Pages

«Je n'ai qu'une passion: celle qui me permet d'être libre sous le joug, content dans la peine, riche dans la nécessité et vivant dans la mort.» Giordano Bruno

jeudi 14 avril 2016

Construire son passé

Qui se souvient exactement de ce qu'il a mangé il y a deux semaines?

Je me souviens d'une étude en psychologie légale qui disait qu'on commençait à construire des alibis de toutes pièces après deux ou trois semaines, ce qui amenait les personnes interrogées dans des enquêtes à mentir involontairement.

Ainsi, l'horizon de notre mémoire est fortement limité dans le temps, et je doute que nous puissions tout retenir d'une façon ou d'une autre, par exemple, dans l'inconscient. Il n'y a qu'à penser à la masse d'informations inutiles que cela ferait dans le cerveau: cela ne servirait qu'à l'encombrer.

Il faut donc accepter le fait de perdre, et plus même: de TOUT PERDRE.

Puisque notre mémoire est notre identité, en principe, si nous perdons la mémoire, nous nous perdons graduellement.

Si je ne peux me souvenir de ce que j'ai mangé il y a deux semaines, c'est comme si je n'avais jamais existé cette journée-là.

Au fond, on pourrait se demander légitimement qu'est-ce que l'identité, si elle nous coule si facilement entre les doigts...

L'identité a-t-elle une réalité?

La conscience a-t-elle une réalité, ou n'est-elle qu'un trucage, qu'une illusion d'optique?

*

Si je suis mon plan génétique, et qu'on fait une réplique de moi, est-ce moi?

Si j'ai mon double devant moi, avec mon passé en plus, mes cicatrices, tout... S'il est complètement identique à moi, en tout point, je ne suis tout de même pas «lui», puisqu'il est en face de moi: je ne peux être dans sa tête, vivre en lui, ressentir sa douleur ou sa joie, et voir par ses yeux. Je ne suis donc PAS lui.

Si des généticiens décident de me recréer après ma mort, avec toute ma mémoire et mon expérience de vie passée, vais-je vraiment alors revenir à la vie, MOI?

Pensez-y: si le double qui est identique à moi est devant moi et que je ne suis pas lui, je ne serai pas davantage lui s'il apparaît après ma mort...

Il s'agit de moi, mais en même temps non. Il y a comme un problème de la conscience qui ne semble pas être transférable. Ainsi, ma conscience est unique, et je ne peux pas être recréé: une fois que je suis mort et que mon corps est en décomposition, c'est terminé, il n'y aurait plus de retour possible, même scientifiquement.
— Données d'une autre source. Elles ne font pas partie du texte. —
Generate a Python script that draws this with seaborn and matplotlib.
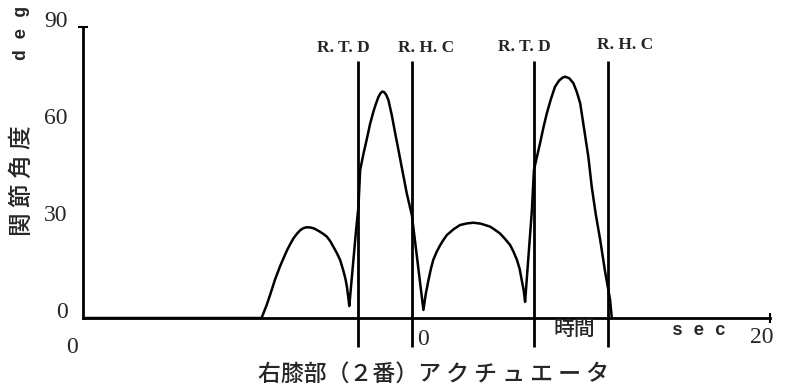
import pandas as pd
import seaborn as sns
import matplotlib.pyplot as plt
from matplotlib.transforms import ScaledTranslation

"""
Data read off the scanned chart
"""
# joint angle trace (time in sec, angle in deg)
time_sec = [0.0, 5.25, 5.4, 5.5, 5.65, 5.79, 5.9, 6.0, 6.1, 6.19, 6.3, 6.4, 6.5, 6.58, 6.7, 6.8,
            6.97, 7.07, 7.17, 7.27, 7.36, 7.46, 7.56, 7.66, 7.72, 7.76, 7.80, 7.83,
            8.03, 8.10, 8.15, 8.25, 8.34, 8.44, 8.54, 8.62, 8.69, 8.75, 8.80, 8.86, 8.92, 8.98,
            9.08, 9.18, 9.28, 9.37, 9.45, 9.52, 9.6, 9.67,
            10.01, 10.08, 10.16, 10.23, 10.3, 10.4, 10.5, 10.6, 10.7, 10.9, 11.09, 11.3, 11.48,
            11.7, 11.97, 12.1, 12.26, 12.4, 12.56, 12.66, 12.76, 12.84, 12.9, 12.96, 13.0,
            13.2, 13.26, 13.35, 13.44, 13.54, 13.64, 13.76, 13.88, 14.0, 14.1, 14.18, 14.3,
            14.42, 14.52, 14.62, 14.71, 14.86, 14.96, 15.08, 15.21, 15.35, 15.5, 15.55]
angle_deg = [0.0, 0.0, 4.0, 7.1, 12.0, 15.9, 18.6, 21.0, 23.0, 24.7, 26.2, 27.3, 27.9, 28.1, 28.0, 27.7,
             26.7, 26.0, 25.2, 23.8, 22.1, 20.2, 18.0, 14.5, 12.0, 9.7, 6.5, 3.7,
             27.2, 34.5, 45.8, 51.0, 55.1, 60.0, 63.9, 66.5, 68.5, 69.6, 70.1, 69.9, 69.0, 67.5,
             62.8, 57.2, 51.8, 46.8, 42.5, 38.6, 35.0, 31.9,
             2.5, 7.5, 11.8, 15.2, 18.0, 20.5, 22.5, 24.2, 25.7, 27.5, 28.8, 29.3, 29.5,
             29.2, 28.3, 27.4, 26.2, 24.6, 22.6, 20.5, 18.0, 15.2, 11.8, 8.5, 5.0,
             33.4, 45.8, 50.0, 54.1, 59.0, 63.4, 67.8, 71.6, 73.5, 74.4, 74.7, 74.2,
             72.7, 70.0, 66.5, 60.3, 49.9, 40.6, 32.0, 24.1, 14.5, 5.6, 0.0]

# gait events
event_names = ["R. T. D", "R. H. C", "R. T. D", "R. H. C"]
event_times = [8.10, 9.67, 13.27, 15.44]

y_tick_values = [0, 30, 60, 90]
y_tick_labels = ["0", "30", "60", "90"]
x_tick_values = [0, 10, 20]
x_tick_labels = ["0", "0", "20"]

df = pd.DataFrame({"time": time_sec, "angle": angle_deg})

"""
Figure
"""
sns.set_style("white")
plt.rcParams['font.family'] = ['Liberation Serif', 'Noto Sans CJK JP', 'DejaVu Sans']

W, H = 787, 389
fig = plt.figure(figsize=(W / 100, H / 100), dpi=100)
# axes placed so that x=0 sits at px 83, y=0 at px 318
ax = fig.add_axes([83 / W, (H - 356.8) / H, 690 / W, 336.0 / H])
ax.set_xlim(0, 20.29)
ax.set_ylim(-12, 92)
ax.patch.set_alpha(0)

sns.lineplot(data=df, x="time", y="angle", sort=False, estimator=None,
             color="black", linewidth=1.8, ax=ax)
ax.vlines(event_times, -9, 79.5, color="black", linewidth=2.0)

# event labels a little off the lines, as in the scan
label_shift = [-0.44, 0.41, -0.30, 0.5]
label_y = [83.6, 83.6, 84.0, 84.6]
for name, t, dx, ly in zip(event_names, event_times, label_shift, label_y):
    ax.text(t + dx, ly, name, ha="center", va="center", fontsize=12.5,
            fontweight="bold", family=["Liberation Serif"])

# axes lines
for s in ["top", "right"]:
    ax.spines[s].set_visible(False)
ax.spines["left"].set_bounds(0, 90)
ax.spines["bottom"].set_position(("data", 0))
ax.spines["bottom"].set_bounds(0, 20.2)
for s in ["left", "bottom"]:
    ax.spines[s].set_linewidth(2.0)
    ax.spines[s].set_color("black")
ax.plot([20.2], [0], marker="|", markersize=7, color="black", mew=1.5, clip_on=False)
ax.plot([0], [90], marker="_", markersize=7, color="black", mew=1.5, clip_on=False)

ax.set_yticks(y_tick_values)
ax.set_yticklabels(y_tick_labels, fontsize=17, family=["Liberation Serif"])
ax.tick_params(axis="y", direction="out", length=3, width=1.2, pad=8, color="black")
for lbl in ax.get_yticklabels():
    lbl.set_transform(lbl.get_transform() + ScaledTranslation(0, 0.08, fig.dpi_scale_trans))

ax.set_xticks(x_tick_values)
ax.set_xticklabels(x_tick_labels, fontsize=17, family=["Liberation Serif"])
ax.tick_params(axis="x", length=0, pad=8)
xl = ax.get_xticklabels()
xl[0].set_transform(xl[0].get_transform() + ScaledTranslation(-0.11, -0.08, fig.dpi_scale_trans))
xl[2].set_transform(xl[2].get_transform() + ScaledTranslation(-0.01, 0.02, fig.dpi_scale_trans))
ax.set_xlabel("")
ax.set_ylabel("")

ax.text(14.44, -3.4, "時間", ha="center", va="center", fontsize=15, fontweight="medium",
        family=["Noto Sans CJK JP"])
ax.text(18.1, -4.0, "s e c", ha="center", va="center", fontsize=13, fontweight="bold",
        family=["Liberation Mono"])

fig.text(22 / W, (H - 181) / H, "関 節 角 度", rotation=90, ha="center", va="center",
         fontsize=17, fontweight="medium", family=["Noto Sans CJK JP"])
fig.text(22 / W, (H - 33) / H, "d e g", rotation=90, ha="center", va="center",
         fontsize=13, fontweight="bold", family=["Liberation Mono"])
fig.text(433 / W, (H - 374) / H, "右膝部（２番）ア ク チ ュ エ ー タ", ha="center", va="center",
         fontsize=16.5, fontweight="medium", family=["Noto Sans CJK JP"])

plt.savefig("out.png", dpi=100)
Cela veut dire que si je veux avoir une chance de vivre éternellement, je ne dois pas mourir en premier lieu: il faut trouver un moyen de prolonger ma vie indéfiniment, par exemple avec un nouveau corps, un cerveau neuf, de nouveaux organes. Je dois trouver un moyen de rajeunir les pièces existantes ou de les empêcher de s'user, mais une fois que la personne meurt: c'est définitivement terminé.

Cette perspective est terrifiante et angoissante. Il faudrait ajouter aussi que même l'ADN se dégrade au fil du temps.

Cela dit, si je ne suis pas la copie conforme qui se trouve devant moi, il n'empêche que pour les autres c'est exactement MOI. Ainsi, se pourrait-il que la conscience soit une illusion créée par moi-même? Puisqu'il est possible que je sois tout à fait moi SANS EN AVOIR CONSCIENCE...

Il est même possible que mon code génétique existe à plusieurs endroits de l'Univers et que des infinités de «moi» existent tous en même temps sans qu'aucun ait conscience qu'il existe dans une infinité d'autres endroits.

Cela m'amènerait-il une certaine consolation de savoir que je vais personnellement mourir, mais que mon code génétique me survit, même si c'est avec une autre histoire, dans un autre monde, dans un autre temps, dans d’autres conditions, avec un autre développement de ma personnalité?

Je pourrais ainsi découvrir plein de «nouveaux moi», qui sont le même.

Ce qui me définit alors, est-ce ma conscience et mon expérience de vie ou mon code génétique?

*

Revenons au sujet. Au niveau de l'Histoire, c'est pareil: les plaques tectoniques se déplacent et s'enterrent l'une l'autre tranquillement, au fil des siècles. Demandez aux archéologues: toutes les preuves du passé non encore découvertes sont condamnées à disparaître au centre de la Terre avec le reflux des plaques tectoniques. La Terre recycle ces plaques en son centre, puis elles remontent sous forme de lave. Ainsi, tout ce qu'il y avait dans ces plaques est fondu et brûlé: quand elles remontent sous forme de magma, c'est du neuf.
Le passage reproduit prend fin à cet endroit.